Las cunetas de la crisis se hallan sumamente concurridas, al contrario de lo que afirma Mariano Rajoy. Su densidad poblacional es elevada. Pero para la realidad que nos dibuja el presidente no existen los caídos en los años del desastre, porque nadie ha sido abandonado en el camino; el estado del bienestar ha sobrevidido incólume. La palabrería hueca de Rajoy esconde un enorme cinismo: el del gobernante al que le importa un bledo que amplios segmentos de la población española estén en precario; para Rajoy, un hombre que desde tiempos inmemoriales se traslada en coche oficial, el típico producto del funcionariado creado por la derecha española para que queden blindados sus viejos privilegios, el que los gobiernos socialistas, todo hay que decirlo, no tocaron sino que emularon, que ha llegado a la presidencia del Gobierno por el desistimiento del partido socialista en 2011, el enorme sufrimiento que buena parte de la ciudadanía española ha soportado no se ha de tener en consideración ni tan siquiera a beneficio de inventario. Rajoy aparece ahora una y otra vez en cuanto medio de comunicación se lo solicita para recitar su cantinela de la recuperación económica. Si el periodista que le interroga se adentra por universos ajenos al marmóreo discurso presidencial no obtiene respuesta. Rajoy no sabe o replica con un "oiga, hay que mirar al futuro", como si el inmediato pasado, el que decisivamente desde su cargo ha contribuido a diseñar, no lo condicionara. Si hasta, contraveniendo cualquier lógica democrática, ha dejado aprobados unos Presupuestos Generales del Estado que tendrán que ser reelaborados por el futuro gobierno, el que surja de las elecciones del 20 de diciembre.

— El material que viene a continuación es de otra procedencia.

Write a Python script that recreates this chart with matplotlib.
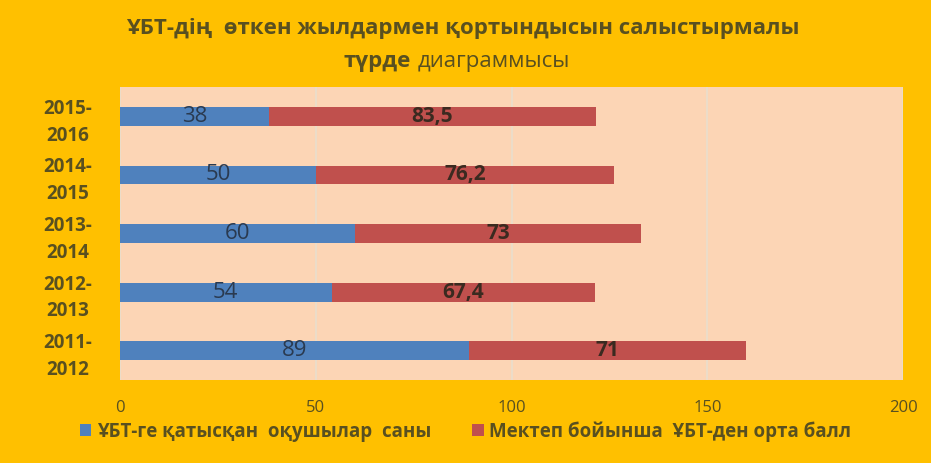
import matplotlib
matplotlib.use("Agg")
import matplotlib.pyplot as plt
import numpy as np

# data
years = ["2011-\n2012", "2012-\n2013", "2013-\n2014", "2014-\n2015", "2015-\n2016"]
pupils = [89, 54, 60, 50, 38]
avg_score = [71, 67.4, 73, 76.2, 83.5]
pupil_labels = ["89", "54", "60", "50", "38"]
score_labels = ["71", "67,4", "73", "76,2", "83,5"]
xticks = [0, 50, 100, 150, 200]
legend_names = ["ҰБТ-ге қатысқан  оқушылар  саны", "Мектеп бойынша  ҰБТ-ден орта балл"]

plt.rcParams['font.family'] = ['Open Sans', 'DejaVu Sans']

orange = "#FFC000"
peach = "#FCD5B5"
blue = "#4F81BD"
red = "#C0504D"
txt = "#595020"

fig = plt.figure(figsize=(9.31, 4.63), dpi=100, facecolor=orange)
ax = fig.add_axes([0.129, 0.179, 0.841, 0.633])
ax.set_facecolor(peach)

y = np.arange(len(years))
b1 = ax.barh(y, pupils, height=0.32, color=blue, label=legend_names[0])
b2 = ax.barh(y, avg_score, left=pupils, height=0.32, color=red, label=legend_names[1])

for i in range(len(years)):
    ax.text(pupils[i] / 2, y[i], pupil_labels[i], ha="center", va="center",
            fontsize=16, color="#2a3a50")
    ax.text(pupils[i] + avg_score[i] / 2, y[i], score_labels[i], ha="center", va="center",
            fontsize=15, fontweight="bold", color="#3a2a20")

ax.set_xlim(0, 200)
ax.set_ylim(-0.5, 4.5)
ax.set_xticks(xticks)
ax.set_yticks(y)
ax.set_yticklabels(years, fontsize=13.5, fontweight="bold", color=txt, linespacing=1.45, ha="center")
ax.tick_params(axis="y", length=0, pad=38)
ax.tick_params(axis="x", length=0, labelsize=12, labelcolor=txt, pad=14)
ax.grid(axis="x", color="#ECDCC8", linewidth=1.5)
ax.set_axisbelow(True)
for s in ax.spines.values():
    s.set_visible(False)

fig.text(0.497, 0.938, "ҰБТ-дің  өткен жылдармен қортындысын салыстырмалы", ha="center", va="center",
         fontsize=16, fontweight="bold", color=txt)
fig.text(0.441, 0.867, "түрде", ha="right", va="center", fontsize=16, fontweight="bold", color=txt)
fig.text(0.449, 0.867, "диаграммысы", ha="left", va="center", fontsize=16, color=txt)

fig.legend(handles=[b1, b2], loc="center", bbox_to_anchor=(0.50, 0.068), ncol=2, frameon=False,
           prop={"size": 13.5, "weight": "bold"}, labelcolor=txt, handlelength=0.6, handleheight=0.6,
           handletextpad=0.3, columnspacing=2.2)

fig.savefig("out.png", dpi=100, facecolor=orange)
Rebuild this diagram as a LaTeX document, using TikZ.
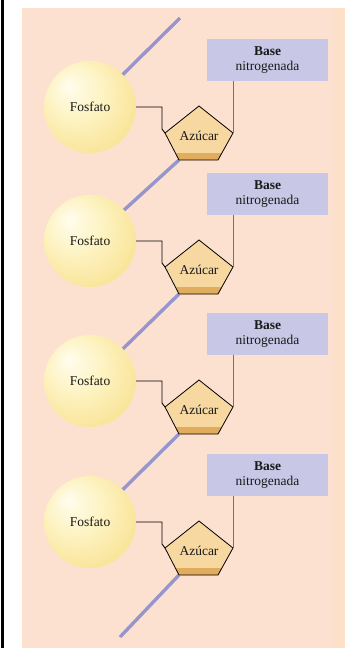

Mientras tanto estamos condenados a enredarnos en el problema catalán, el de siempre. Los secesionistas exhiben una carencia estrepitosa de inteligencia táctica: ¿Será verdad que lo que hacen puede darle al PP la mayoría en las urnas? El afán con el que se ocupan del asunto las cadenas de televisión y los medios adscritos a la derecha más belicosa así tienden a constatarlo. Escuchar las tertulias madrileñas, incluidas las patrocinadas por la televisión de la Iglesia católica (no se perciben por ningún lado los nuevos aires que dicen soplan desde el Vaticano, sino que sigue atizando recio el viento insuflado por el cardenal Rouco, nominalmente jubilado), es entrar en el lado oscuro. A los desquiciados trileros del independentismo catalán, que son bastantes más que los personalizados en Artur Mas, conviene no olvidarlo, se les responde con invectivas viejas, las mesetarias de siempre, las de la España castellana, a lo que se ve incapaz de entender que algo habrá que hacer: ese algo es política. Mucha política. Por encima de todo política. La que Mariano Rajoy ignora. La que proclama Pedro Sánchez sin concretarla. La que Albert Rivera se niega en redondo a conceder a los separatistas, al poner sobre la mesa un discurso más duro, solo que mejor articulado, que el evanescente, por intentar definirlo, del presidente del Gobierno, al tiempo que Pablo Iglesias clama en el desierto que se autorice un referéndum pactado, que, sin duda, los independentistas perderían. Mañana igual es tarde.